The Telecom Regulatory Authority of India (TRAI) has suggested a change in direction of the current policy initiatives to boost phone use in rural areas. In its recommendations, it said the present policy would make a marginal difference in teledensity, which stood at just two phones per hundred population in rural areas.
Criticising the Universal Service Obligation policy, TRAI said subsidising individual replacement of rural phones would "barely be able to achieve teledensity targets of four per cent by 2010 even after giving huge subsidy support of around Rs. 30,000 crores."
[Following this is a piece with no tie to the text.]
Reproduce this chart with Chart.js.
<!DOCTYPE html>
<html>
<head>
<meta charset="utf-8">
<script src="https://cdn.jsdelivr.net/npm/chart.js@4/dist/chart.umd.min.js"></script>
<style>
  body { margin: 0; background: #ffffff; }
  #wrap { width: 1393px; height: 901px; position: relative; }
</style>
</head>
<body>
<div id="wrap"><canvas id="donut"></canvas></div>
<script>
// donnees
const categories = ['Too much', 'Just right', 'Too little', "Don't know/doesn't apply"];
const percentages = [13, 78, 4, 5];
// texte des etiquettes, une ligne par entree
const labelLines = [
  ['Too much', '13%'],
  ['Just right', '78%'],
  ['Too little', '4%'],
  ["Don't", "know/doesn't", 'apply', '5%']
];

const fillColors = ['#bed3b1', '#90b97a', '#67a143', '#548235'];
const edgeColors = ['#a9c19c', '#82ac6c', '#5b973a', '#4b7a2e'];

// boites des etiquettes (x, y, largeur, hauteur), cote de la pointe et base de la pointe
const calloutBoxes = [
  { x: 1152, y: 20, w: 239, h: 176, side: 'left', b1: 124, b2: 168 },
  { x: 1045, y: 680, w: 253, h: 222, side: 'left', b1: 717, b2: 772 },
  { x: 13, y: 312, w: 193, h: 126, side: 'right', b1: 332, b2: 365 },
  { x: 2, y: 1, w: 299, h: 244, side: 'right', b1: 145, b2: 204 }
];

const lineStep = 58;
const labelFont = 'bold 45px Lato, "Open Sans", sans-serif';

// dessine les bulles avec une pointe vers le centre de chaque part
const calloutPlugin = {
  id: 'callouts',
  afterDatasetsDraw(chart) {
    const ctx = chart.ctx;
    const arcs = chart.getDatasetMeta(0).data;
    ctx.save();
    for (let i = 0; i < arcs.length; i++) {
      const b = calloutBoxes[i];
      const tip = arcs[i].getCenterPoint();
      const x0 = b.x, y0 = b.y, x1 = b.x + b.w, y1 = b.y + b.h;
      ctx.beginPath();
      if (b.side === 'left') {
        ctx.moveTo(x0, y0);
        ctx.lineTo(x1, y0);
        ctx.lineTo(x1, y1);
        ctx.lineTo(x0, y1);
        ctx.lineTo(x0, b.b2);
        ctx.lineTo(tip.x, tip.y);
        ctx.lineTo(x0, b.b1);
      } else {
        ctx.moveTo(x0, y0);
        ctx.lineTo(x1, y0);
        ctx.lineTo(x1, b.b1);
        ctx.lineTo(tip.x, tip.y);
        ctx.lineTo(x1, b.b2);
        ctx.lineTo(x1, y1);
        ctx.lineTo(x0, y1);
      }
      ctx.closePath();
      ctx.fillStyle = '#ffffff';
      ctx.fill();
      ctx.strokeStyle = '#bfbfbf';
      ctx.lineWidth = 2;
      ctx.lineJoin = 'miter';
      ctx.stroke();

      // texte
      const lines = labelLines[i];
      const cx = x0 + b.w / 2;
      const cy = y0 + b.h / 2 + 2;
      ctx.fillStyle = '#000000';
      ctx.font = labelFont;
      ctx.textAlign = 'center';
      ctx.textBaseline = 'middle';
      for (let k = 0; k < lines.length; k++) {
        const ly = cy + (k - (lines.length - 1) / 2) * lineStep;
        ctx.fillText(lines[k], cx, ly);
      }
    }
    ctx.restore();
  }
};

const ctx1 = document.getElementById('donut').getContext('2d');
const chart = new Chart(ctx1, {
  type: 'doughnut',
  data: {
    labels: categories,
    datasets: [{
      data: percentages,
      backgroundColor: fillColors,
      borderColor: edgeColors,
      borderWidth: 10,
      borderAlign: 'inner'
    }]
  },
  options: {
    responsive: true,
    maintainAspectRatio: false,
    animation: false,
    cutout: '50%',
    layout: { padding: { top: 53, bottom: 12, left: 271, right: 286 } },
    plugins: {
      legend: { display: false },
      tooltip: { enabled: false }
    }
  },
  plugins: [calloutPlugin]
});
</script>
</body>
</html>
Therefore, there was a need for a re-look at the traditional policies. "A time has come that our policies of reaching telecom to villages are looked as a Universal Service Opportunity rather than a Universal Service Obligation. The time is ripe for such a changeover," it observed.
TRAI pointed out some features of the Indian rural market substantial purchasing power if the price was right, the expansion of broadband/Internet services provided by Indian corporates and the immense popularity of cable TV, to an extent that such connections were far in excess of fixed line telephones. The proposed policy should look at this feature and encourage triple-play networks. This could be facilitated by a Unified Licensing Regime, already recommended by TRAI to the Government.
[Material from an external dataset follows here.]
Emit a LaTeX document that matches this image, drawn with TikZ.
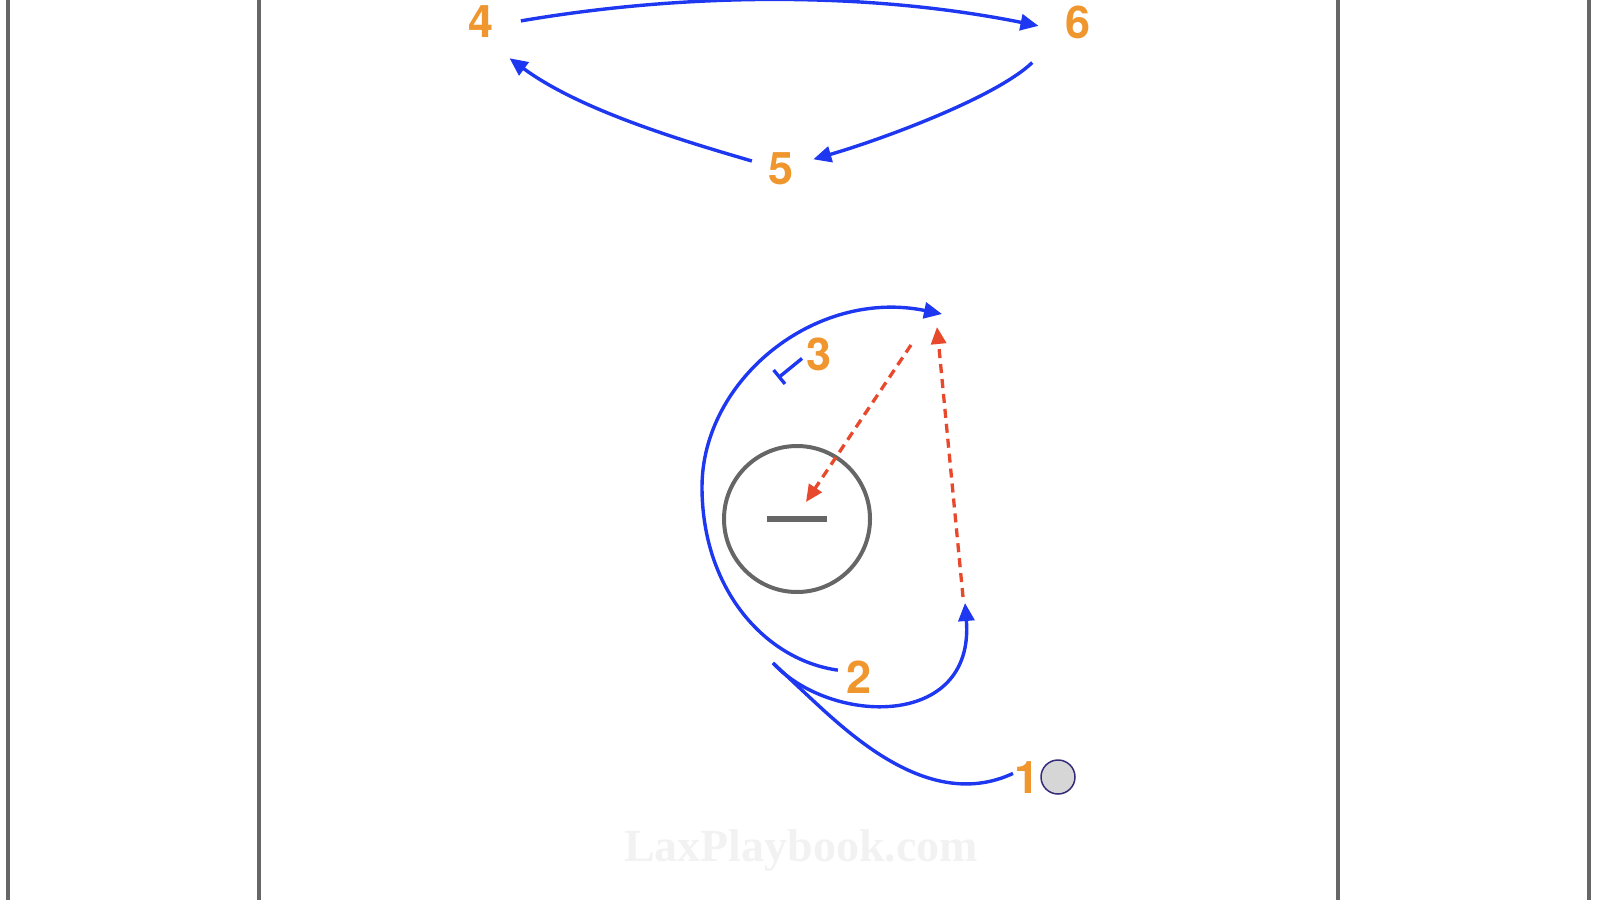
\documentclass[tikz,border=0pt]{standalone}
\usepackage{fontspec}
\usepackage{tikz}
\usetikzlibrary{arrows.meta}
\newfontfamily\playerfont{TeX Gyre Heros}
\newfontfamily\markfont{Liberation Serif}
\definecolor{RunBlue}{RGB}{30,55,240}
\definecolor{ShotRed}{RGB}{232,72,44}
\definecolor{NumOrange}{RGB}{240,150,46}
\definecolor{LineGray}{RGB}{102,102,102}
\definecolor{BallEdge}{RGB}{52,44,120}

\begin{document}
\begin{tikzpicture}[x=1pt,y=-1pt]
  \tikzstyle{Player}=[circle,inner sep=0pt,minimum size=44pt,text=NumOrange,
                      font={\playerfont\bfseries\fontsize{45}{45}\selectfont}]
  \tikzstyle{Move}=[RunBlue,line width=3.4pt]
  \tikzstyle{MoveTip}=[-{Triangle[length=18pt,width=16pt]}]
  \tikzstyle{Shot}=[ShotRed,line width=3.3pt,dash pattern=on 9pt off 6pt,
                    -{Triangle[length=17pt,width=15pt]}]
  \tikzstyle{FieldLine}=[LineGray,line width=4pt]
  \useasboundingbox (0,0) rectangle (1600,900);
  \node[text=black!5,font={\markfont\bfseries\fontsize{46}{46}\selectfont}] (Mark) at (801,850) {LaxPlaybook.com};
  \draw[FieldLine] (8,0) -- (8,900);
  \draw[FieldLine] (259,0) -- (259,900);
  \draw[FieldLine] (1338,0) -- (1338,900);
  \draw[FieldLine] (1589,0) -- (1589,900);
  \node[circle,draw=LineGray,line width=4pt,minimum size=146pt] (Goal) at (797,519) {};
  \draw[LineGray,line width=6.5pt] ([xshift=-30pt]Goal.center) -- ([xshift=30pt]Goal.center);
  \node[Player] (P1) at (1027,778) {1};
  \node[Player] (P2) at (859,677) {2};
  \node[Player] (P3) at (819,354) {3};
  \node[Player] (P4) at (481,22) {4};
  \node[Player] (P5) at (781,169) {5};
  \node[Player] (P6) at (1078,22) {6};
  \node[circle,draw=BallEdge,fill=black!16,line width=1.5pt,minimum size=34pt] (Ball) at (1058,777) {};
  \coordinate (T3) at (778,378);
  \coordinate (Cut2) at (942,314);
  \coordinate (Roll1) at (773,663);
  \coordinate (Cut1) at (965,603);
  \coordinate (S1a) at (911,345);
  \coordinate (S1b) at (806,502);
  \coordinate (S2a) at (963,597);
  \coordinate (S2b) at (937,327);
  % top rotation
  \draw[Move,MoveTip,shorten <=18pt,shorten >=19pt] (P4.-5) .. controls (690,-8) and (870,-8) .. (P6.200);
  \draw[Move,MoveTip,shorten <=39pt,shorten >=11.5pt] (P6.218) .. controls (995,98) and (880,140) .. (P5.17);
  \draw[Move,MoveTip,shorten <=8pt,shorten >=26pt] (P5.165) .. controls (680,140) and (580,110) .. (P4.-70);
  % crease
  \draw[Move,-{Bar[width=18pt,line width=3.3pt]},shorten <=-5pt] (P3.200) -- (T3);
  \draw[Move,MoveTip] (P2.162) .. controls (765,660) and (702,589) .. (702,487)
                      .. controls (702,380) and (815,288) .. (Cut2);
  \draw[Move,shorten <=-9pt] (P1.178) .. controls (930,812) and (850,735) .. (805,693) -- (Roll1);
  \draw[Move,MoveTip] (Roll1) .. controls (830,725) and (975,730) .. (Cut1);
  \draw[Shot] (S1a) -- (S1b);
  \draw[Shot] (S2a) -- (S2b);
\end{tikzpicture}
\end{document}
It recommended an alternative approach of facilitating network infrastructure expansion. This would offer financial incentives to service providers in the form of coverage of partial cost of shared infrastructure and reduction of license fee and spectrum charge based on the number of rural base station locations.
If the proposed scheme was implemented early, then TRAI's experience with regard to mobile growth in urban areas indicated that India would achieve rural teledensity of around 15 per cent by the end of 2007.